|Photo by Joan Marcus|
"I know it's been almost 10 years," she said. "I left because my girls were so young and they were getting to that place where they needed their mom around more. They weren't babies any more, I couldn't just like hire a nanny and have her help me out.
"I had just got out of a relationship with someone that didn't end well," LaChanze, whose first husband perished in the Sept. 11 2001 terror attacks, said. "So there was a lot of stress in my personal life that I was managing as well as trying to raise my daughters."
The project also had to be worthwhile, she noted. "I mean coming back to the stage is a full-on commitment, so if you're going to do it, it has to be the right project. I did a couple of small things here and there that didn't keep me away from it for so long... I did some small theatre things, but nothing too distracting. I couldn't do a Broadway commitment until I found the right project."
In the spring of 2013, choreographer and performer Ken Roberson directed her in string of sold-out shows at 54 Below entitled Love Hangover: LaChanze Sings Diana Ross. In 2010, she co-authored the children's book "Little Diva" about a precocious child with big dreams of becoming a Broadway star like her mother. In September 2008, her performance, alongside J. Robert Spencer and Keith Lockhart and the Boston Pops, of Handel's Messiah Rocks at Emerson College's Cutler Majestic Theatre in Massachusetts, was filmed and later broadcast on PBS.

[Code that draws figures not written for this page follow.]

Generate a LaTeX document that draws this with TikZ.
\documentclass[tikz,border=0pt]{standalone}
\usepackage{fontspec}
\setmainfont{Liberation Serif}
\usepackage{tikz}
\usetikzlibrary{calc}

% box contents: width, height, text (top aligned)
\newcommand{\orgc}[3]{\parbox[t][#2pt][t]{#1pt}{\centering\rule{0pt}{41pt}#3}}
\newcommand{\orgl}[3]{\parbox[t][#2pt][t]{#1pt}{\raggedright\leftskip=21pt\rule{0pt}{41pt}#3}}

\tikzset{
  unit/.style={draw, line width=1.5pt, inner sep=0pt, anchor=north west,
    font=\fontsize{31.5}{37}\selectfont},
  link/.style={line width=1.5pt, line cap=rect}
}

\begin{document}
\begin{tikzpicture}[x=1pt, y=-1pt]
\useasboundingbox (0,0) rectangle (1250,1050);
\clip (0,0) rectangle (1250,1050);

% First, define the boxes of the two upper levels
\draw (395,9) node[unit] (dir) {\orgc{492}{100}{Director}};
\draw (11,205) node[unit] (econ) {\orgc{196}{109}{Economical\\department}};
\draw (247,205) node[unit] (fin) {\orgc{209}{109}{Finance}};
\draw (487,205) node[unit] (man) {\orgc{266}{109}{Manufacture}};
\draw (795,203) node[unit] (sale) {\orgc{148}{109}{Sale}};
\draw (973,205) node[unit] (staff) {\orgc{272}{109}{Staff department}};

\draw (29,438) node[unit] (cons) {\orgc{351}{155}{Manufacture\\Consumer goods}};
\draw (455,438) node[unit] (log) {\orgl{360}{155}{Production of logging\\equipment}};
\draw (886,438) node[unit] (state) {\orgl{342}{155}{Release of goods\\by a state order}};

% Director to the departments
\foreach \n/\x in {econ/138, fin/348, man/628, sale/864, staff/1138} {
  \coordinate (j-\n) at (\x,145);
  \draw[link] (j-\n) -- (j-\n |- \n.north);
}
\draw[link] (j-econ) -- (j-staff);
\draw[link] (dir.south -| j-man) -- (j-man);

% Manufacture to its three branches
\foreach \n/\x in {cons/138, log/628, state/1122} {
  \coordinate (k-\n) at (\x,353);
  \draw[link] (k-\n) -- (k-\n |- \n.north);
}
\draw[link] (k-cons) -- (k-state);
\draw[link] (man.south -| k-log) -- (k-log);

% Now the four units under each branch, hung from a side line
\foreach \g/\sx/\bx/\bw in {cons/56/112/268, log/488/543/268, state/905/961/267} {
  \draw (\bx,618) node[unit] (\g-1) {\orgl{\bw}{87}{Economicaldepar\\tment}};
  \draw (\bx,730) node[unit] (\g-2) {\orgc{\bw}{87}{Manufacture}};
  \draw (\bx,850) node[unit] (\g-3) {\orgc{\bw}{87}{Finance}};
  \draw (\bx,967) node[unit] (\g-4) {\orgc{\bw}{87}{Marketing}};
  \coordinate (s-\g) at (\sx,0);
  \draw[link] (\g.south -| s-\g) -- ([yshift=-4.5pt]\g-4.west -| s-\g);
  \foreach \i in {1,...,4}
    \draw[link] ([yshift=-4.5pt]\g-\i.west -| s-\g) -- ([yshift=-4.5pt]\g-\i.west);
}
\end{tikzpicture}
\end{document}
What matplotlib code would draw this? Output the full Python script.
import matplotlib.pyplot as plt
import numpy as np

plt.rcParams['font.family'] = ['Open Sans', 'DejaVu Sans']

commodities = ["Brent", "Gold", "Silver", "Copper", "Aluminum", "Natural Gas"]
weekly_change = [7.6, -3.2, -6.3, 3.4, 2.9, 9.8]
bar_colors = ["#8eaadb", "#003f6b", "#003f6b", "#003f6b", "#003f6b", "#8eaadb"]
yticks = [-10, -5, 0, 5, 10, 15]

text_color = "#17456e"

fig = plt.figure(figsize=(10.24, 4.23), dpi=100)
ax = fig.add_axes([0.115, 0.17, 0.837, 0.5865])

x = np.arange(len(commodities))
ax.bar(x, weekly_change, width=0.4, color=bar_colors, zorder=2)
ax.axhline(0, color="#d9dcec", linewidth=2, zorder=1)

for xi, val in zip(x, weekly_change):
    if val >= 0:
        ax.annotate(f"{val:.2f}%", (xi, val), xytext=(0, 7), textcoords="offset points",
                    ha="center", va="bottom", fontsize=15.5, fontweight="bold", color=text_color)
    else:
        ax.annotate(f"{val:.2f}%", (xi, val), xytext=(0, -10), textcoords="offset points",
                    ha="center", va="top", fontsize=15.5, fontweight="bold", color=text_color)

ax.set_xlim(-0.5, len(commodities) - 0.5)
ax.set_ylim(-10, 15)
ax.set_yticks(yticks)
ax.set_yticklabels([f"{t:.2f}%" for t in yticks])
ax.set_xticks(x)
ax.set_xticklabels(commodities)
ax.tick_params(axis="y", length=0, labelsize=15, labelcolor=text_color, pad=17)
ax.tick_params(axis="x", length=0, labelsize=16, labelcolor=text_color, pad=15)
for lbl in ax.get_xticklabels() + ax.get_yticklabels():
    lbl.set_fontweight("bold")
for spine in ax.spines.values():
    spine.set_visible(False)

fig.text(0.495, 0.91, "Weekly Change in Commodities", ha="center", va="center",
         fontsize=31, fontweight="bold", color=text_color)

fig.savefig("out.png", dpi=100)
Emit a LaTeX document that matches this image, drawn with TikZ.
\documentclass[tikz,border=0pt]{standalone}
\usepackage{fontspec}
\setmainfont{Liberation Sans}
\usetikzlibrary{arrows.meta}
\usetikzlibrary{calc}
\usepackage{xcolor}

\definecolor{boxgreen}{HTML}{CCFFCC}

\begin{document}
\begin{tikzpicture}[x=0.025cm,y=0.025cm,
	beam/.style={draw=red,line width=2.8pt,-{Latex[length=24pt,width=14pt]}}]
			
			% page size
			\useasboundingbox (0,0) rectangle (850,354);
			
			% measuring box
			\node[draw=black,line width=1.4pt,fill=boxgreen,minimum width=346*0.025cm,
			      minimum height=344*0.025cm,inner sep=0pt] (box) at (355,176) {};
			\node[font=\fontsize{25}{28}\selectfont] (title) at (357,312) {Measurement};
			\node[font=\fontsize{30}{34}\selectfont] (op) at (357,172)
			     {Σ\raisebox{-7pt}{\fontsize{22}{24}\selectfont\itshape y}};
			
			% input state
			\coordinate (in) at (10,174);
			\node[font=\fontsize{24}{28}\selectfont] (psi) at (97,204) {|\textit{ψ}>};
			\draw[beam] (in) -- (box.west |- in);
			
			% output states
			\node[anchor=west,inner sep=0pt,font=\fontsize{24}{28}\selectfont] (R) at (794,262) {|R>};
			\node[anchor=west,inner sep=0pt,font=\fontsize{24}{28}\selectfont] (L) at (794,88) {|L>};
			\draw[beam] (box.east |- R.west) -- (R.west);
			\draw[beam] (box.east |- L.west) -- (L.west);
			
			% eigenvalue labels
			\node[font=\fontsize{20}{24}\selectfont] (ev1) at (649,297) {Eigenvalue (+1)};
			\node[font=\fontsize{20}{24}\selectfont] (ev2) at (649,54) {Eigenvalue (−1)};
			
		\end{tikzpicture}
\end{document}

"Truthfully I wanted to do something different from the kind of work people know me as doing, which has primarily been period pieces or parts that are dealing with high-level drama and I wanted to do something that wasn't and this was the direct opposite of that for me," she said. "I wanted people to see that: Yes, LaChanze is also funny... So here, there is a larger audience, a larger platform and I thought it was a great opportunity to show people that I do have a comedic sense and that I can be seen as a modern woman still able to deliver in terms of vocally and dramatically because there are some moments where I have to show some depth of the character but more importantly I can be funny. And I saw this as a great opportunity to play that."